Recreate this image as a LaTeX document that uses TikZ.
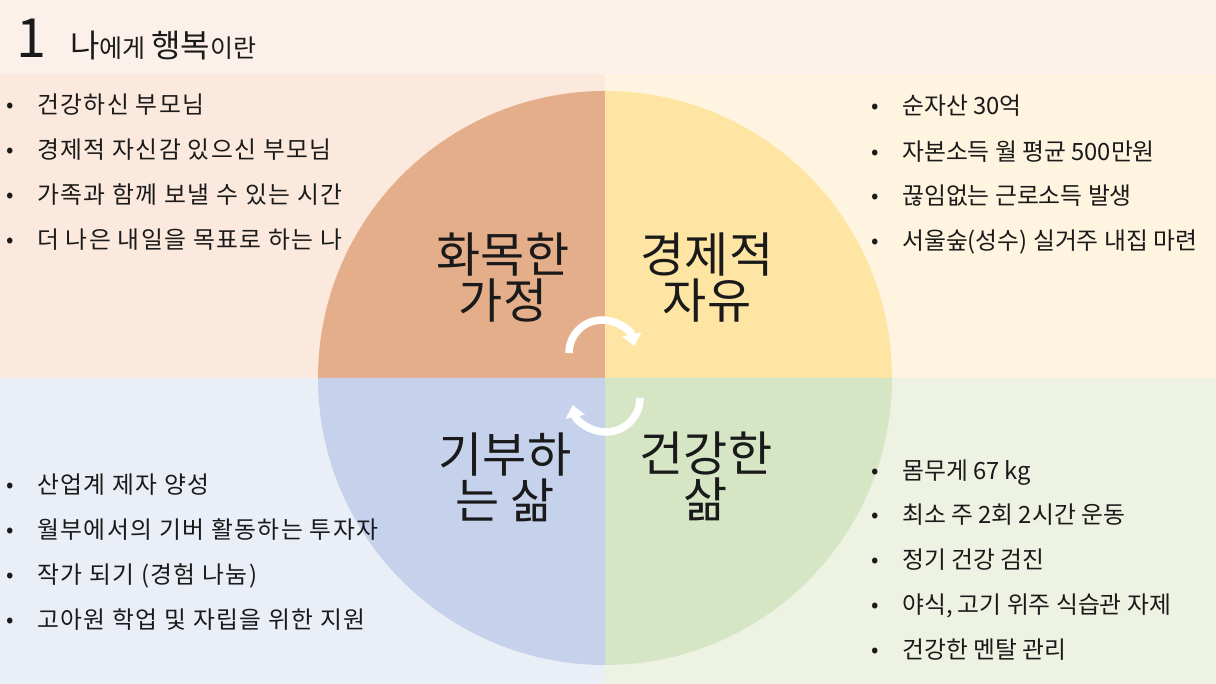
\documentclass[tikz,border=0pt]{standalone}
\usepackage{fontspec}
\setmainfont{Noto Sans CJK KR}
\usetikzlibrary{arrows.meta}
\definecolor{bgtop}{HTML}{FCF1EA}
\definecolor{bgtl}{HTML}{FBE9DD}
\definecolor{bgtr}{HTML}{FEF4DF}
\definecolor{bgbl}{HTML}{EAEEF6}
\definecolor{bgbr}{HTML}{EDF2E3}
\definecolor{qtl}{HTML}{E5AE8A}
\definecolor{qtr}{HTML}{FFE5A3}
\definecolor{qbl}{HTML}{C6D2EC}
\definecolor{qbr}{HTML}{D6E6C5}
\definecolor{txt}{HTML}{1A1A1A}
\tikzset{
  item/.style={anchor=mid west, inner sep=0pt, font=\fontsize{23.8}{26}\selectfont, text=txt},
  itemwide/.style={item, font=\fontsize{23.8}{26}\selectfont\addfontfeature{LetterSpace=6}},
  bul/.style={anchor=mid west, inner sep=0pt, font=\fontsize{22}{24}\selectfont, text=txt},
  big/.style={align=center, inner sep=0pt, font=\fontsize{48}{46}\selectfont, text=txt},
  cyc/.style={draw=white, line width=7.5pt, -{Triangle[width=19pt,length=12pt]}}
}
\begin{document}
\begin{tikzpicture}[x=1pt,y=1pt]
\useasboundingbox (0,0) rectangle (1216,-684);
% backgrounds
\fill[bgtop] (0,0) rectangle (1216,-74);
\fill[bgtl] (0,-74) rectangle (605,-378);
\fill[bgtr] (605,-74) rectangle (1216,-378);
\fill[bgbl] (0,-378) rectangle (605,-684);
\fill[bgbr] (605,-378) rectangle (1216,-684);
% circle quadrants
\coordinate (c) at (605,-378);
\fill[qtl] (c) -- ++(180:287) arc[start angle=180,end angle=90,radius=287] -- cycle;
\fill[qtr] (c) -- ++(90:287) arc[start angle=90,end angle=0,radius=287] -- cycle;
\fill[qbr] (c) -- ++(0:287) arc[start angle=0,end angle=-90,radius=287] -- cycle;
\fill[qbl] (c) -- ++(270:287) arc[start angle=270,end angle=180,radius=287] -- cycle;
% title
\node[anchor=base west, inner sep=0pt, font=\fontsize{54}{54}\selectfont, text=txt] (num) at (16,-58) {1};
\node[anchor=base west, inner sep=0pt, text=txt] (title) at (70,-58)
  {{\fontsize{32}{34}\selectfont 나}{\fontsize{25}{27}\selectfont 에게 }{\fontsize{32}{34}\selectfont 행복}{\fontsize{25}{27}\selectfont 이란}};
% big labels
\node[big] (fam) at (503,-278) {화목한\\가정};
\node[big] (eco) at (707,-278) {경제적\\자유};
\node[big] (don) at (505,-477) {기부하\\는 삶};
\node[big] (hea) at (706,-476) {건강한\\삶};
% cycle arrows
\coordinate (a1s) at (569,-353);
\coordinate (a2s) at (640,-398);
\draw[cyc] (a1s) arc[start angle=180,end angle=12,radius=33] coordinate (a1e);
\draw[cyc] (a2s) arc[start angle=0,end angle=-168,radius=34] coordinate (a2e);
% top-left list
\foreach \t/\y [count=\i] in {건강하신 부모님/105, 경제적 자신감 있으신 부모님/150, 가족과 함께 보낼 수 있는 시간/195, 더 나은 내일을 목표로 하는 나/240}{
  \node[bul] (tlb\i) at (6,{-\y-5}) {•};
  \node[itemwide] (tl\i) at (37,{-\y-6}) {\t};
}
% top-right list
\foreach \t/\y [count=\i] in {순자산 30억/106, 자본소득 월 평균 500만원/152, 끊임없는 근로소득 발생/196, 서울숲(성수) 실거주 내집 마련/241}{
  \node[bul] (trb\i) at (871,{-\y-5}) {•};
  \node[item] (tr\i) at (902,{-\y-6}) {\t};
}
% bottom-left list
\foreach \t/\y [count=\i] in {산업계 제자 양성/485, 월부에서의 기버 활동하는 투자자/530, 작가 되기 (경험 나눔)/575, 고아원 학업 및 자립을 위한 지원/620}{
  \node[bul] (blb\i) at (6,{-\y-5}) {•};
  \node[itemwide] (bl\i) at (37,{-\y-6}) {\t};
}
% bottom-right list
\foreach \t/\y [count=\i] in {몸무게 67 kg/471, 최소 주 2회 2시간 운동/515, 정기 건강 검진/560, {야식, 고기 위주 식습관 자제}/605, 건강한 멘탈 관리/650}{
  \node[bul] (brb\i) at (871,{-\y-5}) {•};
  \node[item] (br\i) at (902,{-\y-6}) {\t};
}
\end{tikzpicture}
\end{document}
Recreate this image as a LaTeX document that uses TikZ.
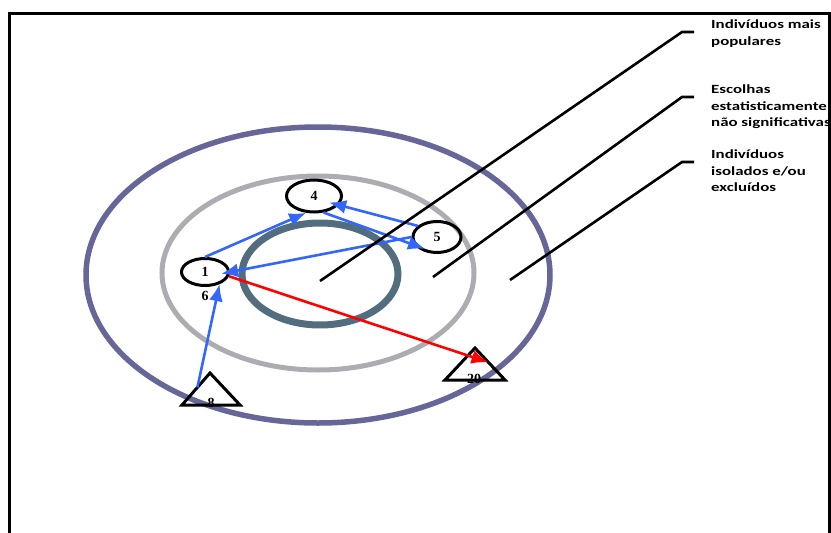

======

Give back all entries exactly. No pictures belong in the copy.

Recreate this image as a LaTeX document that uses TikZ.
\documentclass[tikz,border=0pt]{standalone}
\usepackage{fontspec}
\setmainfont{Noto Sans CJK KR}
\usetikzlibrary{arrows.meta}
\definecolor{bgtop}{HTML}{FCF1EA}
\definecolor{bgtl}{HTML}{FBE9DD}
\definecolor{bgtr}{HTML}{FEF4DF}
\definecolor{bgbl}{HTML}{EAEEF6}
\definecolor{bgbr}{HTML}{EDF2E3}
\definecolor{qtl}{HTML}{E5AE8A}
\definecolor{qtr}{HTML}{FFE5A3}
\definecolor{qbl}{HTML}{C6D2EC}
\definecolor{qbr}{HTML}{D6E6C5}
\definecolor{txt}{HTML}{1A1A1A}
\tikzset{
  item/.style={anchor=mid west, inner sep=0pt, font=\fontsize{23.8}{26}\selectfont, text=txt},
  itemwide/.style={item, font=\fontsize{23.8}{26}\selectfont\addfontfeature{LetterSpace=6}},
  bul/.style={anchor=mid west, inner sep=0pt, font=\fontsize{22}{24}\selectfont, text=txt},
  big/.style={align=center, inner sep=0pt, font=\fontsize{48}{46}\selectfont, text=txt},
  cyc/.style={draw=white, line width=7.5pt, -{Triangle[width=19pt,length=12pt]}}
}
\begin{document}
\begin{tikzpicture}[x=1pt,y=1pt]
\useasboundingbox (0,0) rectangle (1216,-684);
% backgrounds
\fill[bgtop] (0,0) rectangle (1216,-74);
\fill[bgtl] (0,-74) rectangle (605,-378);
\fill[bgtr] (605,-74) rectangle (1216,-378);
\fill[bgbl] (0,-378) rectangle (605,-684);
\fill[bgbr] (605,-378) rectangle (1216,-684);
% circle quadrants
\coordinate (c) at (605,-378);
\fill[qtl] (c) -- ++(180:287) arc[start angle=180,end angle=90,radius=287] -- cycle;
\fill[qtr] (c) -- ++(90:287) arc[start angle=90,end angle=0,radius=287] -- cycle;
\fill[qbr] (c) -- ++(0:287) arc[start angle=0,end angle=-90,radius=287] -- cycle;
\fill[qbl] (c) -- ++(270:287) arc[start angle=270,end angle=180,radius=287] -- cycle;
% title
\node[anchor=base west, inner sep=0pt, font=\fontsize{54}{54}\selectfont, text=txt] (num) at (16,-58) {1};
\node[anchor=base west, inner sep=0pt, text=txt] (title) at (70,-58)
  {{\fontsize{32}{34}\selectfont 나}{\fontsize{25}{27}\selectfont 에게 }{\fontsize{32}{34}\selectfont 행복}{\fontsize{25}{27}\selectfont 이란}};
% big labels
\node[big] (fam) at (503,-278) {화목한\\가정};
\node[big] (eco) at (707,-278) {경제적\\자유};
\node[big] (don) at (505,-477) {기부하\\는 삶};
\node[big] (hea) at (706,-476) {건강한\\삶};
% cycle arrows
\coordinate (a1s) at (569,-353);
\coordinate (a2s) at (640,-398);
\draw[cyc] (a1s) arc[start angle=180,end angle=12,radius=33] coordinate (a1e);
\draw[cyc] (a2s) arc[start angle=0,end angle=-168,radius=34] coordinate (a2e);
% top-left list
\foreach \t/\y [count=\i] in {건강하신 부모님/105, 경제적 자신감 있으신 부모님/150, 가족과 함께 보낼 수 있는 시간/195, 더 나은 내일을 목표로 하는 나/240}{
  \node[bul] (tlb\i) at (6,{-\y-5}) {•};
  \node[itemwide] (tl\i) at (37,{-\y-6}) {\t};
}
% top-right list
\foreach \t/\y [count=\i] in {순자산 30억/106, 자본소득 월 평균 500만원/152, 끊임없는 근로소득 발생/196, 서울숲(성수) 실거주 내집 마련/241}{
  \node[bul] (trb\i) at (871,{-\y-5}) {•};
  \node[item] (tr\i) at (902,{-\y-6}) {\t};
}
% bottom-left list
\foreach \t/\y [count=\i] in {산업계 제자 양성/485, 월부에서의 기버 활동하는 투자자/530, 작가 되기 (경험 나눔)/575, 고아원 학업 및 자립을 위한 지원/620}{
  \node[bul] (blb\i) at (6,{-\y-5}) {•};
  \node[itemwide] (bl\i) at (37,{-\y-6}) {\t};
}
% bottom-right list
\foreach \t/\y [count=\i] in {몸무게 67 kg/471, 최소 주 2회 2시간 운동/515, 정기 건강 검진/560, {야식, 고기 위주 식습관 자제}/605, 건강한 멘탈 관리/650}{
  \node[bul] (brb\i) at (871,{-\y-5}) {•};
  \node[item] (br\i) at (902,{-\y-6}) {\t};
}
\end{tikzpicture}
\end{document}
Recreate this image as a LaTeX document that uses TikZ.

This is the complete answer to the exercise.